Code School co-founder Sadaf Rehman talks with Ramma Shahid founder and CEO of Beti, an advocacy platform for women in Pakistan. Hear the talk about coding and how it can obliterate traditional gender barriers and help women get financially empowered.
There are some sobering stats on gender in Pakistan overall - we rank 134 out of 135 countries surveyed by the World Economic Forum for gender divide. So it's not too far a leap to imaging that the typical gender issues that persist around us also apply to the tech sector. But it seems in addition to all the gender related baggage of conflicting priorities, hostile work environment, lack of policy support, lack of mentorship, harassment, gender bias, there are also some tech related stats stacked against women. Globally women are 21% less likely to have a cell phone than men, only 5% of women own startups, and in 2012 in Pakistan a p@sha study that said there are only 14% of women in the tech sector.
While there are some great initiatives globally like Girls Who Code, Girls in Tech, IEEE Womens Wing, Anita Borg Institute, and in Pakistan like Tech Karo, Circle and many more but by an large gender remains a major problem in Pakistan and even in the tech sector.
Why gender diversity is important for women and the industry
There are demonstrated business benefits to diversity. Data proves that diverse organizations are consistently better at problem solving, market value, attracting higher caliber of both male and female workers which impacts productivity, sales, revenue.
How tech can obliterate traditional disadvantages for women
Typically women face barriers to entry to the workplace – even something as basic as leaving the house, accessing public transport, or navigating the streets is unsafe. The lack of social acceptance, family permission, cultural stigma of working day to day in close proximity with unrelated males, or being financially independent are huge cultural barriers for women in Pakistan today.
I’ve been on the human capital development side of things for a while – an area where education and subsequent economic empowerment is directly tied to female empowerment. As long as girls are cut off from economic opportunities and will be oppressed. Financial empowerment is the antithesis to oppression.
I’ve always felt that tech is the great equalizer. Let’s take the most disadvantaged, disenfranchised segment of Pakistani society today – a girl in a remote rural village who is least likely to have access to school, healthcare, justice, who is most likely to be a victim of child marriage, honor killing, maternal mortality statistic, or be part of a culture that considers a daughter a burden while considering a goat an asset.

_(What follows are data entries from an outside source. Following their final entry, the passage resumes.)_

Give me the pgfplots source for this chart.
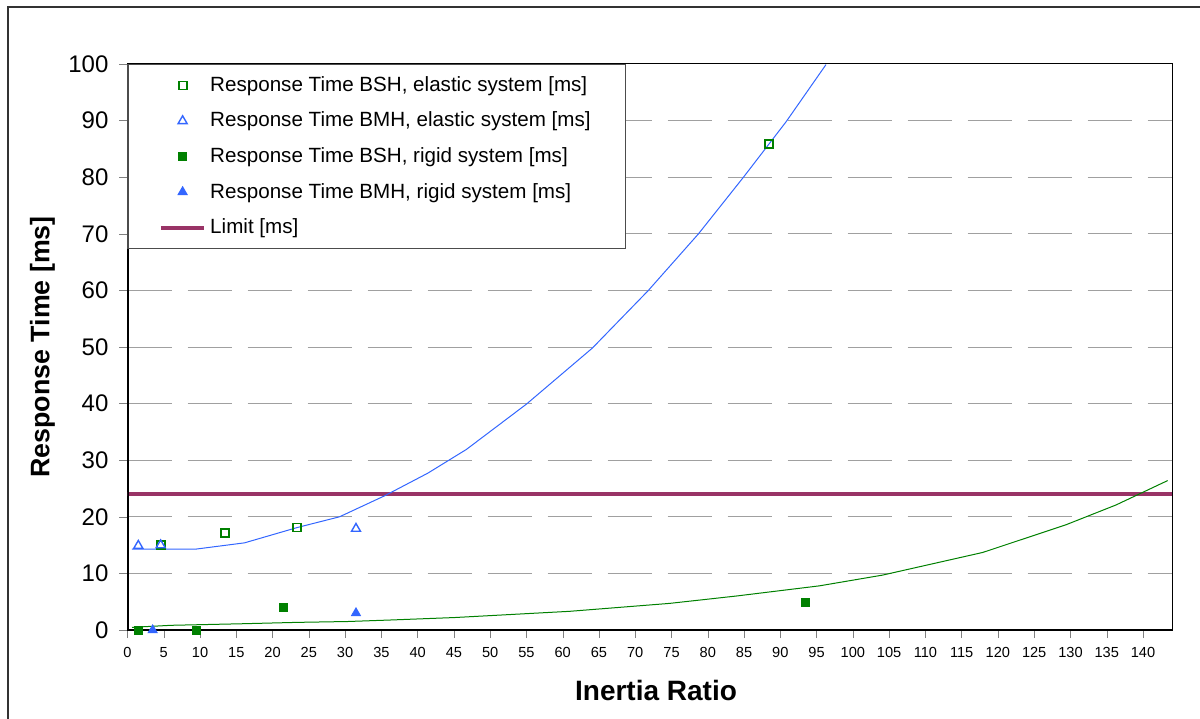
\documentclass[border=0pt]{standalone}
\usepackage{fontspec}
\setmainfont{Liberation Sans}
\usepackage{pgfplots}
\pgfplotsset{compat=1.18}
\definecolor{exgreen}{HTML}{008000}
\definecolor{exblue}{HTML}{3366FF}
\definecolor{exlimit}{HTML}{993366}
\definecolor{gridgray}{HTML}{A0A0A0}

\begin{document}
\begin{tikzpicture}
\useasboundingbox (-63.75pt,-44pt) rectangle (536.25pt,315pt);
% outer chart frame
\draw[line width=0.8pt, black!80] (-59.75pt,-50pt) -- (-59.75pt,311.5pt) -- (540pt,311.5pt);
\begin{axis}[
  at={(0,0)}, anchor=south west,
  scale only axis, width=522.25pt, height=283pt,
  xmin=0, xmax=144, ymin=0, ymax=100,
  xtick={0,5,...,140}, ytick={0,10,...,100},
  tick pos=left, tick align=outside, major tick length=4pt,
  /pgf/number format/assume math mode=true,
  x tick label style={font=\fontsize{7.3}{8}\selectfont, yshift=-1pt},
  y tick label style={font=\fontsize{12}{14}\selectfont, xshift=-2pt},
  ymajorgrids,
  grid style={gridgray, line width=0.5pt, dash pattern=on 22pt off 8pt},
  axis line style={line width=0.5pt},
  xlabel={\textbf{Inertia Ratio}},
  ylabel={\textbf{Response Time [ms]}},
  xlabel style={font=\fontsize{14}{16}\selectfont,
    at={(axis description cs:0.506,-0.106)}, anchor=center},
  ylabel style={font=\fontsize{13.4}{15}\selectfont,
    at={(axis description cs:-0.0814,0.5)}, anchor=center},
  legend cell align=left,
  legend style={at={(axis description cs:0,1)}, anchor=north west,
    draw=black!70, line width=0.5pt, fill=white,
    font=\fontsize{10.3}{12.4}\selectfont,
    inner xsep=15.5pt, inner ysep=4pt, row sep=4.8pt},
  legend image code/.code={\draw[mark repeat=2,mark phase=2,#1] plot coordinates {(0cm,0cm) (0.38cm,0cm) (0.76cm,0cm)};},
]
% Response Time BSH, elastic system
\addplot[only marks, color=exgreen, mark=square, mark size=2pt, line width=0.9pt,
  mark options={draw=exgreen, fill=none}]
  coordinates {(4.57,15.0) (13.47,17.1) (23.4,18.1) (88.4,85.9)};
% Response Time BMH, elastic system
\addplot[only marks, color=exblue, mark=triangle, mark size=2.6pt, line width=0.7pt,
  mark options={draw=exblue, fill=none}]
  coordinates {(1.49,14.9) (4.57,15.0) (31.5,17.9)};
% Response Time BSH, rigid system
\addplot[only marks, color=exgreen, mark=square*, mark size=2pt,
  mark options={draw=exgreen, fill=exgreen}]
  coordinates {(1.49,0) (9.48,0) (21.5,4.0) (93.4,4.9)};
% Response Time BMH, rigid system
\addplot[only marks, color=exblue, mark=triangle*, mark size=2.6pt,
  mark options={draw=exblue, fill=exblue}]
  coordinates {(3.47,0) (31.5,3.0)};
% Limit
\addplot[exlimit, line width=2pt, no marks] coordinates {(0,24) (144,24)};

% trend line, elastic system
\addplot[exblue, line width=0.5pt, no marks, forget plot] coordinates {
  (0.62,14.3) (5.0,14.3) (9.48,14.3) (16.14,15.4) (23.39,18.1) (29.23,20.0)
  (35.43,23.7) (41.39,27.7) (46.72,31.9) (54.99,39.9) (64.08,49.8)
  (71.74,59.9) (78.72,70.0) (84.92,80.0) (90.80,89.8) (96.30,99.9)};
% trend line, rigid system
\addplot[exgreen, line width=0.5pt, no marks, forget plot] coordinates {
  (0.62,0.47) (6.03,0.83) (15.67,1.1) (23.48,1.35) (30.37,1.5) (36.34,1.77)
  (45.07,2.2) (60.95,3.3) (74.72,4.7) (83.91,6.0) (95.39,7.8) (104.1,9.7)
  (117.9,13.7) (129.4,18.6) (136.3,22.1) (143.4,26.4)};

\legend{Response Time BSH{,} elastic system [ms],
        Response Time BMH{,} elastic system [ms],
        Response Time BSH{,} rigid system [ms],
        Response Time BMH{,} rigid system [ms],
        Limit [ms]}

\draw[line width=1pt] (rel axis cs:0,1) -- (rel axis cs:0,0) -- (rel axis cs:1,0);
\end{axis}
\end{tikzpicture}
\end{document}
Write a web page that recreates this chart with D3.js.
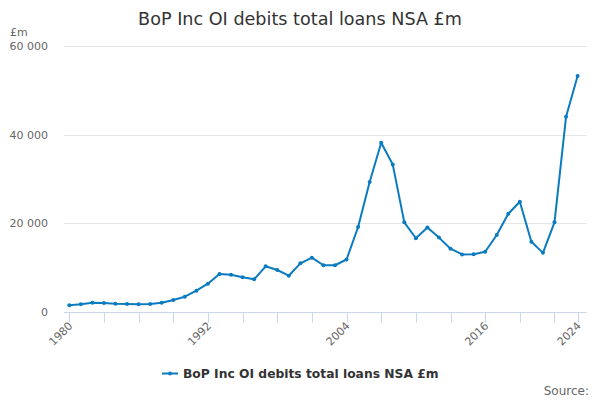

Now let’s say she has a skills. Say embroidery. Say handmade jewelry. Hala pottery. Rilli. Chunri. Things that she has been learning as part of the local culture for generations. Something she can do from her home. Imagine she has a cell phone and can log in to a global market place through Facebook or Instagram and sell her products and get money through a mobile wallet. She can do this using tech, without leaving the cultural walls set up around her home. What a life changer.
And why stop at vocational training kind of roles which are lower down the value chain. Say she has some education and teachers herself how to code via YouTube tutorials. Maybe she can take on freelance gigs sitting in her home and earn a living.
And remember being financially empowered is the antithesis to oppression.
Barriers to girls / women adopting tech today
But in almost every industry there is a massive problem. You have potential workers on one side and you have economic opportunity on the other side, and there is a gap keeping the two apart. And that is the skills gap. And this is such a big problem that we estimate that there are 375M people in the world that are stuck in this gap.
And that gap is not just teaching the technical side of things. In knowledge working, or even other jobs actually, front line basic jobs, we have found that behaviors and mindsets are actually at the heart of the gap. So even though we are churning out tens of thousands of tech workers, are they actually employable? And the tech industry is saying they're not. Things like holistic approach, problem solving, taking initiative, those are things I’ve heard tech industry leaders say are huge gaps in graduates today. And when we look at how to solve for those -really truly solve for those, behaviors and mindsets are actually set during childhood.
So Code School was really born because I really felt across all schools, across all socioeconomic backgrounds, across all genders, there is a critical, burning, urgent need to teach computational thinking to Pakistani children today. There is definitely growing awareness which is very positive, but by an large most schools, most parents, haven’t quite caught on to that here in Pakistan as much as they should have.